At Harbour Green Park you will see the “Light Shed” which imitates the simple boat-sheds that stood along the harbour over a century ago. Poised on log stilts, this aluminium-coated shed is particularly lustrous after dark when a dim, moving light shines from within. The park itself is a lovely shady area which seems to float at the edge of the harbour and it has plenty of benches from where you look at the appealing views and watch the float planes arrive and take off. It contains a variety of European Beech, Northern Red Oak and London Plane trees. This was going to be a long, slow walk….

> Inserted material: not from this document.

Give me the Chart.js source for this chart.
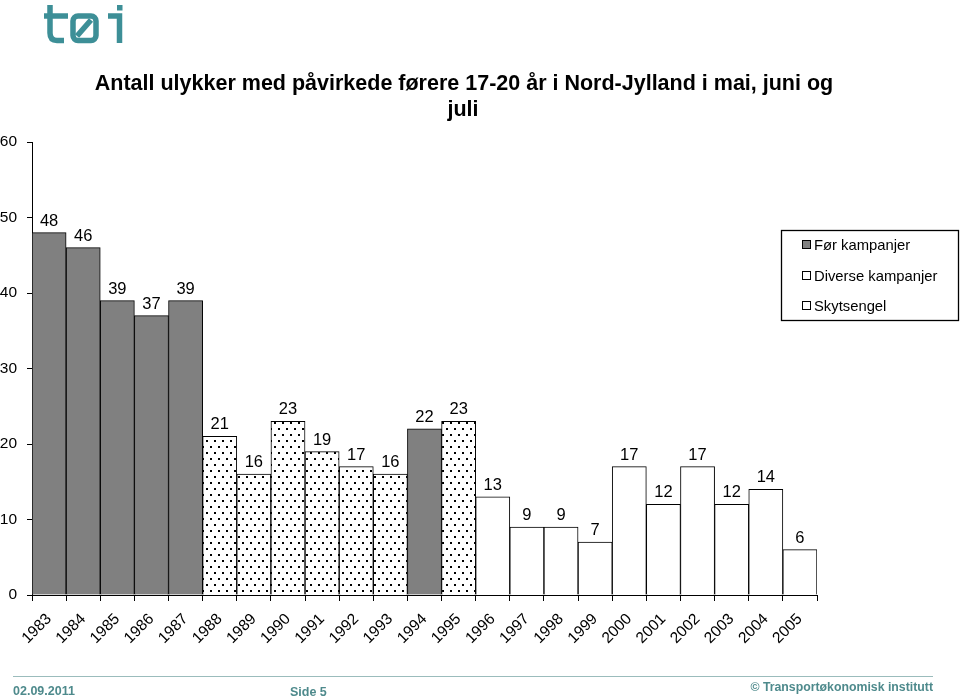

Further along I came to the Vancouver Convention Centre West. A fascinating building as it appears to lean out over the harbour and resembles the prow of a ship. It has huge glass windows that reflect the view (on this day lovely clouds over the North Vancouver Mountains). Also along the seawall are railings similar to those you find on a ship and there are lots of interesting information plaques telling you the stories of different people who came to BC and what they did. What a wonderful way to learn history. All the photos come from the BC Museum in Victoria. (Another must-see museum).
Finally you come to an impressive blue bulbous sculpture “The Drop” by Inges Idee. The west building has a 6 acre living roof with 400, 000 indigenous plants and 4 beehives and 40% of the building juts out over the water. An impressive building. You then arrive at the distinctive Canada Place with the five sails that dominate the Vancouver Downtown skyline and which is home to the Vancouver Convention Centre East and the cruise ships terminal, and if you look up West Hastings Street you will see an impressive example of art deco, the Marine Building, which was built during the great Depression and was the tallest building in the British Empire in 1930.